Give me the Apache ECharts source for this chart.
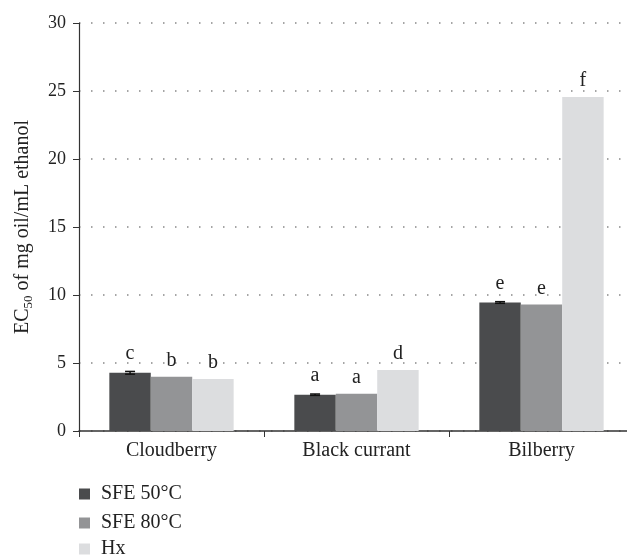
<!DOCTYPE html>
<html>
<head>
<meta charset="utf-8">
<script src="https://cdn.jsdelivr.net/npm/echarts@6/dist/echarts.min.js"></script>
<style>
  html, body { margin: 0; padding: 0; background: #fff; overflow: hidden; }
  #main { width: 634px; height: 557px; }
</style>
</head>
<body>
<div id="main"></div>
<script>
var categories = ['Cloudberry', 'Black currant', 'Bilberry'];
var seriesNames = ['SFE 50°C', 'SFE 80°C', 'Hx'];
var sfe50 = [4.28, 2.67, 9.45];
var sfe80 = [3.99, 2.74, 9.3];
var hx = [3.82, 4.49, 24.55];
var sfe50Err = [0.1, 0.05, 0.06];
var sfe50Letters = ['c', 'a', 'e'];
var sfe80Letters = ['b', 'a', 'e'];
var hxLetters = ['b', 'd', 'f'];
var yTicks = [0, 5, 10, 15, 20, 25, 30];

var serif = 'Liberation Serif';
var colors = ['#4a4b4d', '#939496', '#dcdddf'];
var BAR_W = 0.224;

function letterLabel(letters, dist) {
    return {
        show: true,
        position: 'top',
        distance: dist,
        fontFamily: serif,
        fontSize: 20,
        color: '#222',
        formatter: function (p) { return letters[p.dataIndex]; }
    };
}

// one legend per row, stacked under the chart
var legendTops = [484, 513, 539];
var legends = seriesNames.map(function (n, i) {
    return {
        data: [n],
        left: 79,
        top: legendTops[i],
        padding: 0,
        itemWidth: 11,
        itemHeight: 11,
        icon: 'rect',
        selectedMode: false,
        textStyle: { fontFamily: serif, fontSize: 20, color: '#222', padding: [0, 0, 0, 6] }
    };
});

var myChart = echarts.init(document.getElementById('main'));
var option = {
    animation: false,
    textStyle: { fontFamily: serif },
    grid: { left: 79, top: 23, right: 0, height: 408 },
    legend: legends,
    xAxis: {
        type: 'category',
        data: categories,
        axisLine: { lineStyle: { color: '#333', width: 1.5 } },
        axisTick: { show: true, length: 6, lineStyle: { color: '#333' } },
        axisLabel: { fontFamily: serif, fontSize: 20, color: '#222', margin: 10 }
    },
    yAxis: {
        type: 'value',
        min: yTicks[0],
        max: yTicks[yTicks.length - 1],
        interval: 5,
        name: '{a|EC}{b|50}{a| of mg oil/mL ethanol}',
        nameLocation: 'middle',
        nameGap: 44,
        nameTextStyle: {
            rich: {
                a: { fontFamily: serif, fontSize: 20, color: '#222', lineHeight: 24 },
                b: { fontFamily: serif, fontSize: 13, color: '#222', lineHeight: 14, verticalAlign: 'bottom' }
            }
        },
        axisLine: { show: true, lineStyle: { color: '#333', width: 1.2 } },
        axisTick: { show: true, inside: false, length: 6, lineStyle: { color: '#333' } },
        axisLabel: { fontFamily: serif, fontSize: 18, color: '#222', margin: 13 },
        splitLine: { lineStyle: { color: '#888', width: 1.5, type: [1.5, 10.5] } }
    },
    series: [
        {
            name: seriesNames[0], type: 'bar', data: sfe50,
            barWidth: (BAR_W * 100) + '%', barGap: '0%',
            itemStyle: { color: colors[0] },
            label: letterLabel(sfe50Letters, 9)
        },
        {
            name: seriesNames[1], type: 'bar', data: sfe80,
            barWidth: (BAR_W * 100) + '%', barGap: '0%',
            itemStyle: { color: colors[1] },
            label: letterLabel(sfe80Letters, 6)
        },
        {
            name: seriesNames[2], type: 'bar', data: hx,
            barWidth: (BAR_W * 100) + '%', barGap: '0%',
            itemStyle: { color: colors[2] },
            label: letterLabel(hxLetters, 6)
        },
        {
            type: 'custom',
            z: 10,
            data: sfe50.map(function (v, i) { return [i, v, sfe50Err[i]]; }),
            renderItem: function (params, api) {
                var band = api.size([1, 0])[0];
                var off = -band * BAR_W;
                var top = api.coord([api.value(0), api.value(1) + api.value(2)]);
                var bot = api.coord([api.value(0), api.value(1) - api.value(2)]);
                var x = top[0] + off;
                var hw = 5;
                var st = { stroke: '#111', lineWidth: 1.5 };
                return {
                    type: 'group',
                    children: [
                        { type: 'line', shape: { x1: x, y1: top[1], x2: x, y2: bot[1] }, style: st },
                        { type: 'line', shape: { x1: x - hw, y1: top[1], x2: x + hw, y2: top[1] }, style: st },
                        { type: 'line', shape: { x1: x - hw, y1: bot[1], x2: x + hw, y2: bot[1] }, style: st }
                    ]
                };
            }
        }
    ]
};
myChart.setOption(option);
</script>
</body>
</html>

======

To be done
Pictures are excluded; output everything else in the data verbatim.

Result of the exercise
Give me the Apache ECharts source for this chart.
<!DOCTYPE html>
<html>
<head>
<meta charset="utf-8">
<script src="https://cdn.jsdelivr.net/npm/echarts@6/dist/echarts.min.js"></script>
<style>
  html, body { margin: 0; padding: 0; background: #fff; overflow: hidden; }
  #main { width: 634px; height: 557px; }
</style>
</head>
<body>
<div id="main"></div>
<script>
var categories = ['Cloudberry', 'Black currant', 'Bilberry'];
var seriesNames = ['SFE 50°C', 'SFE 80°C', 'Hx'];
var sfe50 = [4.28, 2.67, 9.45];
var sfe80 = [3.99, 2.74, 9.3];
var hx = [3.82, 4.49, 24.55];
var sfe50Err = [0.1, 0.05, 0.06];
var sfe50Letters = ['c', 'a', 'e'];
var sfe80Letters = ['b', 'a', 'e'];
var hxLetters = ['b', 'd', 'f'];
var yTicks = [0, 5, 10, 15, 20, 25, 30];

var serif = 'Liberation Serif';
var colors = ['#4a4b4d', '#939496', '#dcdddf'];
var BAR_W = 0.224;

function letterLabel(letters, dist) {
    return {
        show: true,
        position: 'top',
        distance: dist,
        fontFamily: serif,
        fontSize: 20,
        color: '#222',
        formatter: function (p) { return letters[p.dataIndex]; }
    };
}

// one legend per row, stacked under the chart
var legendTops = [484, 513, 539];
var legends = seriesNames.map(function (n, i) {
    return {
        data: [n],
        left: 79,
        top: legendTops[i],
        padding: 0,
        itemWidth: 11,
        itemHeight: 11,
        icon: 'rect',
        selectedMode: false,
        textStyle: { fontFamily: serif, fontSize: 20, color: '#222', padding: [0, 0, 0, 6] }
    };
});

var myChart = echarts.init(document.getElementById('main'));
var option = {
    animation: false,
    textStyle: { fontFamily: serif },
    grid: { left: 79, top: 23, right: 0, height: 408 },
    legend: legends,
    xAxis: {
        type: 'category',
        data: categories,
        axisLine: { lineStyle: { color: '#333', width: 1.5 } },
        axisTick: { show: true, length: 6, lineStyle: { color: '#333' } },
        axisLabel: { fontFamily: serif, fontSize: 20, color: '#222', margin: 10 }
    },
    yAxis: {
        type: 'value',
        min: yTicks[0],
        max: yTicks[yTicks.length - 1],
        interval: 5,
        name: '{a|EC}{b|50}{a| of mg oil/mL ethanol}',
        nameLocation: 'middle',
        nameGap: 44,
        nameTextStyle: {
            rich: {
                a: { fontFamily: serif, fontSize: 20, color: '#222', lineHeight: 24 },
                b: { fontFamily: serif, fontSize: 13, color: '#222', lineHeight: 14, verticalAlign: 'bottom' }
            }
        },
        axisLine: { show: true, lineStyle: { color: '#333', width: 1.2 } },
        axisTick: { show: true, inside: false, length: 6, lineStyle: { color: '#333' } },
        axisLabel: { fontFamily: serif, fontSize: 18, color: '#222', margin: 13 },
        splitLine: { lineStyle: { color: '#888', width: 1.5, type: [1.5, 10.5] } }
    },
    series: [
        {
            name: seriesNames[0], type: 'bar', data: sfe50,
            barWidth: (BAR_W * 100) + '%', barGap: '0%',
            itemStyle: { color: colors[0] },
            label: letterLabel(sfe50Letters, 9)
        },
        {
            name: seriesNames[1], type: 'bar', data: sfe80,
            barWidth: (BAR_W * 100) + '%', barGap: '0%',
            itemStyle: { color: colors[1] },
            label: letterLabel(sfe80Letters, 6)
        },
        {
            name: seriesNames[2], type: 'bar', data: hx,
            barWidth: (BAR_W * 100) + '%', barGap: '0%',
            itemStyle: { color: colors[2] },
            label: letterLabel(hxLetters, 6)
        },
        {
            type: 'custom',
            z: 10,
            data: sfe50.map(function (v, i) { return [i, v, sfe50Err[i]]; }),
            renderItem: function (params, api) {
                var band = api.size([1, 0])[0];
                var off = -band * BAR_W;
                var top = api.coord([api.value(0), api.value(1) + api.value(2)]);
                var bot = api.coord([api.value(0), api.value(1) - api.value(2)]);
                var x = top[0] + off;
                var hw = 5;
                var st = { stroke: '#111', lineWidth: 1.5 };
                return {
                    type: 'group',
                    children: [
                        { type: 'line', shape: { x1: x, y1: top[1], x2: x, y2: bot[1] }, style: st },
                        { type: 'line', shape: { x1: x - hw, y1: top[1], x2: x + hw, y2: top[1] }, style: st },
                        { type: 'line', shape: { x1: x - hw, y1: bot[1], x2: x + hw, y2: bot[1] }, style: st }
                    ]
                };
            }
        }
    ]
};
myChart.setOption(option);
</script>
</body>
</html>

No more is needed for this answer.